• Written instruction: Extract only the first line of the listing and every line after it up to and including the one with "plt.rcParams['font.family'] = ['Liberation". Omit the pictures.

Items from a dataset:
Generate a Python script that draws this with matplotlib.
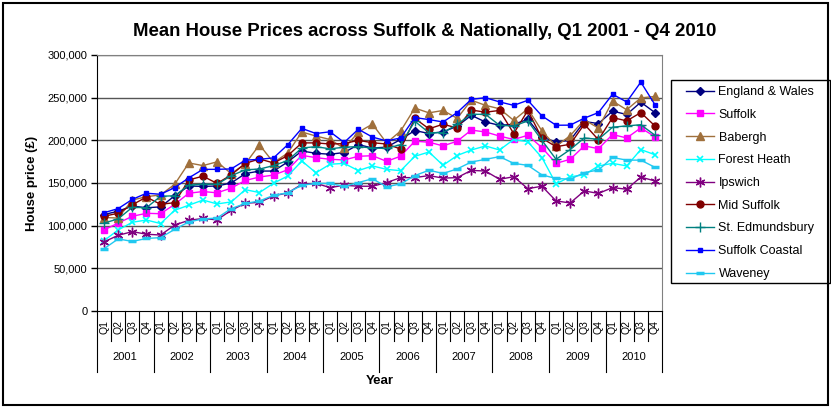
import matplotlib
matplotlib.use("Agg")
import matplotlib.pyplot as plt
import matplotlib.transforms as mtransforms
from matplotlib.patches import Rectangle
from matplotlib.ticker import FuncFormatter

plt.rcParams['font.family'] = ['Liberation Sans', 'DejaVu Sans']

years = ['2001', '2002', '2003', '2004', '2005', '2006', '2007', '2008', '2009', '2010']
quarters = ['Q1', 'Q2', 'Q3', 'Q4']

england_wales = [113, 117, 123, 121, 122, 135, 146.5, 146, 146.5, 150, 161, 164, 164, 174.6, 187.5, 184.8,
                 183.7, 185.7, 195, 191, 192, 201, 211.5, 208, 210, 216.5, 229.3, 221.5, 217.6, 218.8, 224.6, 204,
                 198, 200, 222, 219.7, 234.2, 230.3, 244.7, 232.5]
suffolk = [95, 103, 111, 114.5, 114, 125, 138, 140, 138.5, 144, 153, 157, 159.3, 165.5, 182.4, 179.7,
           177.8, 177, 181.3, 182, 175.4, 181.4, 199, 197.8, 193.5, 199, 212, 209.8, 205, 201, 205.9, 191.5,
           173, 177.8, 193.5, 190.2, 206.8, 202.8, 214.5, 204.2]
babergh = [109.5, 109, 130, 134, 136, 148.5, 173.5, 170.4, 174.8, 161, 172.5, 194.7, 174, 185, 209.8, 205,
           201, 190.5, 209.5, 219, 197, 211, 237.8, 232.2, 235, 225.8, 247, 241, 237, 223.4, 237, 211,
           193, 205.5, 224, 214.4, 246, 235.8, 249.7, 251.5]
forest_heath = [82.5, 95, 104, 106.6, 102.5, 118, 124, 130, 125.5, 127.8, 142.2, 138.8, 149.7, 158.2, 175.8, 162,
                172, 173, 164.5, 170, 166, 164.4, 181.3, 186.3, 170.8, 182.2, 188.7, 193.4, 188.7, 201, 198.4, 179.8,
                149, 157.3, 159.6, 170, 173, 170, 189.2, 183.1]
ipswich = [81, 88.7, 93, 90, 89, 100.7, 106.3, 108.4, 106.8, 118, 126.3, 127.3, 134.9, 138.4, 148.4, 149.6,
           144.6, 147.4, 146.2, 146.2, 150.5, 156.3, 156.3, 158.7, 155.7, 156.3, 164.8, 164, 154.3, 157.4, 143.4, 146.2,
           129, 126.6, 140.7, 137.8, 144.6, 142.7, 156.9, 152.4]
mid_suffolk = [111, 114.6, 124.5, 133.5, 125, 127, 153.6, 158, 149.5, 159.5, 173, 178.2, 173.5, 182, 197, 197,
               195.7, 196.2, 200, 197.2, 195.7, 189.8, 225.7, 213.5, 218.9, 214.4, 235.5, 233, 235, 208, 235, 202.5,
               192.5, 195.4, 218.9, 200.7, 226.7, 222.8, 232.5, 216.9]
st_edmundsbury = [103, 108, 121.5, 121, 134.5, 135, 147.5, 148.5, 148.5, 158.5, 165.5, 166.3, 170.4, 176.3, 191, 192.6,
                  190, 192, 192.6, 191, 190.5, 195, 222.3, 209, 209, 218.8, 230.5, 230.5, 217.6, 216.8, 222.7, 200,
                  177.8, 189.2, 202.8, 201.2, 215.4, 216.9, 218.3, 206]
suffolk_coastal = [115.2, 120, 130.8, 138, 136.8, 144.6, 156, 166, 166, 166.5, 176.7, 177.8, 179.4, 194.8, 214, 208,
                   210, 197.5, 213, 203.8, 199.3, 202.8, 226.7, 224.3, 221.5, 232.5, 248, 250, 245, 241, 246.9, 228.6,
                   217.7, 217.8, 226, 232.5, 254, 245, 268.2, 241.8]
waveney = [73, 84.5, 81.5, 85, 86, 95.7, 104.4, 107.8, 109, 120, 126, 129, 135.5, 138.6, 147.3, 149.6,
           149.5, 145.9, 150.5, 155, 145.6, 148.9, 158.7, 164.9, 161.2, 166.5, 174.6, 177.7, 180.9, 173, 170.7, 159.5,
           155.3, 154.4, 162.2, 165.2, 179.9, 176.8, 176.8, 168.4]

series = [
    ('England & Wales', england_wales, '#000080', dict(marker='D', markersize=4)),
    ('Suffolk', suffolk, '#FF00FF', dict(marker='s', markersize=5)),
    ('Babergh', babergh, '#A0703C', dict(marker='^', markersize=6)),
    ('Forest Heath', forest_heath, '#00FFFF', dict(marker='x', markersize=5, markeredgewidth=1.2)),
    ('Ipswich', ipswich, '#800080', dict(marker=(6, 2, 0), markersize=7, markeredgewidth=1.0)),
    ('Mid Suffolk', mid_suffolk, '#800000', dict(marker='o', markersize=5)),
    ('St. Edmundsbury', st_edmundsbury, '#008080', dict(marker='+', markersize=7, markeredgewidth=1.0)),
    ('Suffolk Coastal', suffolk_coastal, '#0000FF', dict(marker='s', markersize=2.5)),
    ('Waveney', waveney, '#20C8F0', dict(marker='_', markersize=6, markeredgewidth=2.5)),
]

W, H = 831, 408
fig = plt.figure(figsize=(W / 100, H / 100), dpi=100)
ax = fig.add_axes([97 / W, 1 - 311 / H, (662 - 97) / W, (311 - 55) / H])

x = list(range(len(years) * len(quarters)))
for name, vals, col, mk in series:
    ax.plot(x, [v * 1000 for v in vals], color=col, linewidth=1.0, label=name,
            markerfacecolor=col, markeredgecolor=col, **mk)

ax.set_xlim(-0.5, len(x) - 0.5)
ax.set_ylim(0, 300000)
ax.set_yticks(range(0, 300001, 50000))
ax.yaxis.set_major_formatter(FuncFormatter(lambda v, p: f'{int(v):,}'))
ax.tick_params(axis='y', labelsize=8, length=4, width=1, direction='out', pad=3)
for yv in range(50000, 300001, 50000):
    ax.axhline(yv, color='#555555', linewidth=1.0, zorder=0)

ax.set_xticks([])
for s in ['top', 'right']:
    ax.spines[s].set_color('#808080')
ax.spines['left'].set_color('black')
ax.spines['bottom'].set_color('black')

trans = mtransforms.blended_transform_factory(ax.transData, ax.transAxes)
px = 1 / 256.0
for i in range(len(x) + 1):
    xe = i - 0.5
    if i % 4 == 0:
        ax.plot([xe, xe], [0, -61 * px], color='black', linewidth=0.8, transform=trans, clip_on=False)
    else:
        ax.plot([xe, xe], [0, -30 * px], color='black', linewidth=0.8, transform=trans, clip_on=False)
for yi, yr in enumerate(years):
    for qi, q in enumerate(quarters):
        ax.text(yi * 4 + qi, -16 * px, q, rotation=90, ha='center', va='center',
                fontsize=7.5, transform=trans)
    ax.text(yi * 4 + 1.5, -46 * px, yr, ha='center', va='center', fontsize=8, transform=trans)

fig.text(380 / W, 1 - 381 / H, 'Year', ha='center', va='center', fontsize=9.5, fontweight='bold')
fig.text(32 / W, 1 - 183 / H, 'House price (£)', ha='center', va='center', rotation=90,
         fontsize=9.5, fontweight='bold')
fig.text(425 / W, 1 - 32 / H, 'Mean House Prices across Suffolk & Nationally, Q1 2001 - Q4 2010',
         ha='center', va='center', fontsize=13.4, fontweight='bold')

leg = ax.legend(loc='upper left', bbox_to_anchor=(686 / W, 1 - 86 / H), bbox_transform=fig.transFigure,
                fontsize=9, frameon=False, labelspacing=0.86, handlelength=2.2, handletextpad=0.4,
                borderpad=0, borderaxespad=0)

fig.add_artist(Rectangle((671 / W, 1 - 283 / H), (830 - 671) / W, (283 - 80) / H, transform=fig.transFigure,
                         fill=False, edgecolor='black', linewidth=1.0))
fig.add_artist(Rectangle((3 / W, 3 / H), (W - 6) / W, (H - 6) / H, transform=fig.transFigure,
                         fill=False, edgecolor='black', linewidth=1.5))

fig.savefig('out.png', dpi=100)
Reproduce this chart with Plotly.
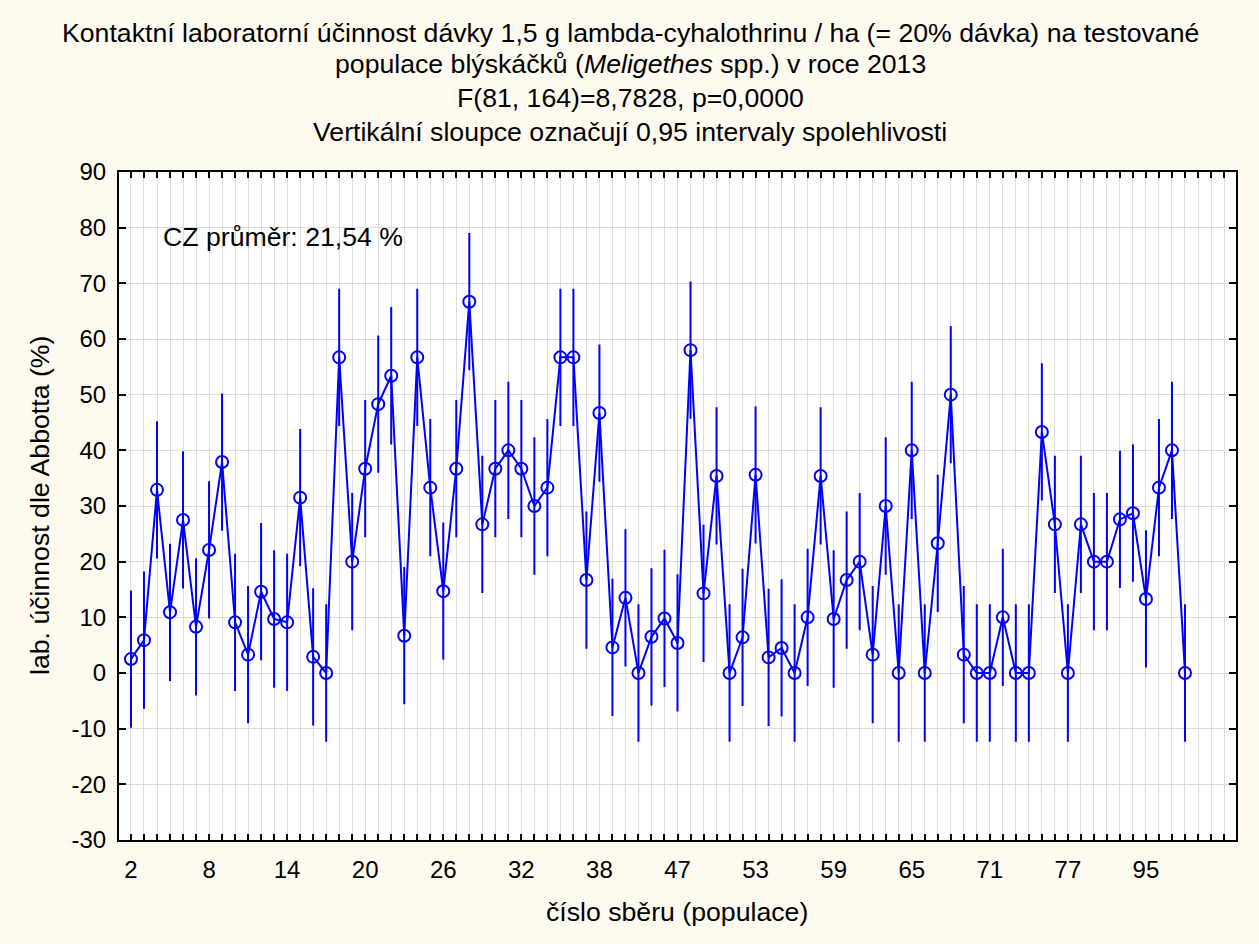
import plotly.graph_objects as go

# Mean lab. efficacy (Abbott, %) per tested population, in plotted order
efficacy = [
    2.5, 5.9, 32.9, 10.9, 27.5, 8.3, 22.1, 37.9, 9.1, 3.3,
    14.6, 9.7, 9.1, 31.5, 2.9, 0.0, 56.7, 20.0, 36.7, 48.3,
    53.4, 6.7, 56.7, 33.3, 14.7, 36.7, 66.7, 26.7, 36.7, 40.0,
    36.7, 30.0, 33.3, 56.7, 56.7, 16.7, 46.7, 4.6, 13.5, 0.0,
    6.5, 9.8, 5.4, 58.0, 14.3, 35.4, 0.0, 6.4, 35.6, 2.8,
    4.5, 0.0, 10.0, 35.4, 9.7, 16.7, 20.0, 3.3, 30.0, 0.0,
    40.0, 0.0, 23.3, 50.0, 3.3, 0.0, 0.0, 10.0, 0.0, 0.0,
    43.3, 26.7, 0.0, 26.7, 20.0, 20.0, 27.6, 28.7, 13.3, 33.3,
    40.0, 0.0,
]
# half-width of the pooled 0.95 confidence interval (same for all groups)
ci_half = [12.15] * len(efficacy)

# labelled sample numbers (every 6th position on the x axis)
tick_labels = ["2", "8", "14", "20", "26", "32", "38", "47", "53", "59", "65", "71", "77", "95"]
tick_step = 6

# y axis ticks (hyphen minus, as in the original)
y_ticks = [-30, -20, -10, 0, 10, 20, 30, 40, 50, 60, 70, 80, 90]
y_tick_text = ["-30", "-20", "-10", "0", "10", "20", "30", "40", "50", "60", "70", "80", "90"]

title_lines = [
    "Kontaktní laboratorní účinnost dávky 1,5 g lambda-cyhalothrinu / ha (= 20% dávka) na testované",
    "populace blýskáčků (<i>Meligethes</i> spp.) v roce 2013",
    "F(81, 164)=8,7828, p=0,0000",
    "Vertikální sloupce označují 0,95 intervaly spolehlivosti",
]
note_text = "CZ průměr: 21,54 %"
x_title = "číslo sběru (populace)"
y_title = "lab. účinnost dle Abbotta (%)"

positions = list(range(len(efficacy)))
BLUE = "#0000FF"
GRID = "#DCDCDC"
FONT = "Arial, Liberation Sans, sans-serif"
FS_TEXT = 26.67
FS_TICK = 24

fig = go.Figure()
fig.add_trace(go.Scatter(
    x=positions, y=efficacy,
    mode="lines+markers",
    line=dict(color=BLUE, width=2),
    marker=dict(symbol="circle-open", size=12, color=BLUE, line=dict(width=2, color=BLUE)),
    error_y=dict(type="data", array=ci_half, visible=True, color=BLUE, thickness=2, width=1),
    showlegend=False,
))

W, H = 1259, 944
ml, mr, mt, mb = 119, 23, 172, 104
pw, ph = W - ml - mr, H - mt - mb


def px_x(p):
    return (p - ml) / pw


def px_y(p):
    return (H - mb - p) / ph


annotations = []
for txt, yc in zip(title_lines, [33, 64, 98, 132]):
    annotations.append(dict(text=txt, xref="paper", yref="paper", x=px_x(630), y=px_y(yc),
                            xanchor="center", yanchor="middle", showarrow=False,
                            font=dict(size=FS_TEXT, color="black", family=FONT)))
annotations.append(dict(text=note_text, xref="paper", yref="paper", x=px_x(161), y=px_y(237),
                        xanchor="left", yanchor="middle", showarrow=False,
                        font=dict(size=FS_TEXT, color="black", family=FONT)))
annotations.append(dict(text=x_title, xref="paper", yref="paper", x=px_x(677), y=px_y(912),
                        xanchor="center", yanchor="middle", showarrow=False,
                        font=dict(size=FS_TEXT, color="black", family=FONT)))
annotations.append(dict(text=y_title, xref="paper", yref="paper", x=px_x(40), y=px_y(506),
                        xanchor="center", yanchor="middle", showarrow=False, textangle=-90,
                        font=dict(size=FS_TEXT, color="black", family=FONT)))

tickvals = [i * tick_step for i in range(len(tick_labels))]

fig.update_layout(
    width=W, height=H,
    margin=dict(l=ml, r=mr, t=mt, b=mb, autoexpand=False),
    paper_bgcolor="#FEFAEF",
    plot_bgcolor="white",
    font=dict(family=FONT, size=FS_TICK, color="black"),
    annotations=annotations,
    xaxis=dict(
        range=[-0.92, 84.92], automargin=False,
        tickmode="array", tickvals=tickvals, ticktext=tick_labels,
        ticks="inside", ticklen=6, tickwidth=2, tickcolor="black",
        ticklabelstandoff=7,
        showgrid=True, gridcolor=GRID, gridwidth=1,
        minor=dict(tickmode="linear", tick0=0, dtick=1, ticks="inside", ticklen=6,
                   tickwidth=2, tickcolor="black", showgrid=True, gridcolor=GRID, gridwidth=1),
        showline=True, linecolor="black", linewidth=2, mirror="ticks",
        zeroline=False,
        tickfont=dict(size=FS_TICK, family=FONT, color="black"),
    ),
    yaxis=dict(
        range=[-30, 90], automargin=False,
        tickmode="array", tickvals=y_ticks, ticktext=y_tick_text,
        ticks="inside", ticklen=7, tickwidth=2, tickcolor="black",
        ticklabelstandoff=6,
        showgrid=True, gridcolor=GRID, gridwidth=1,
        showline=True, linecolor="black", linewidth=2, mirror="ticks",
        zeroline=False,
        tickfont=dict(size=FS_TICK, family=FONT, color="black"),
    ),
)

fig.write_html("out.html", config={"displayModeBar": False},
               post_script="document.body.style.margin='0px';")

• Task solution:
Generate a Python script that draws this with matplotlib.
import matplotlib
matplotlib.use("Agg")
import matplotlib.pyplot as plt
import matplotlib.transforms as mtransforms
from matplotlib.patches import Rectangle
from matplotlib.ticker import FuncFormatter

plt.rcParams['font.family'] = ['Liberation Sans', 'DejaVu Sans']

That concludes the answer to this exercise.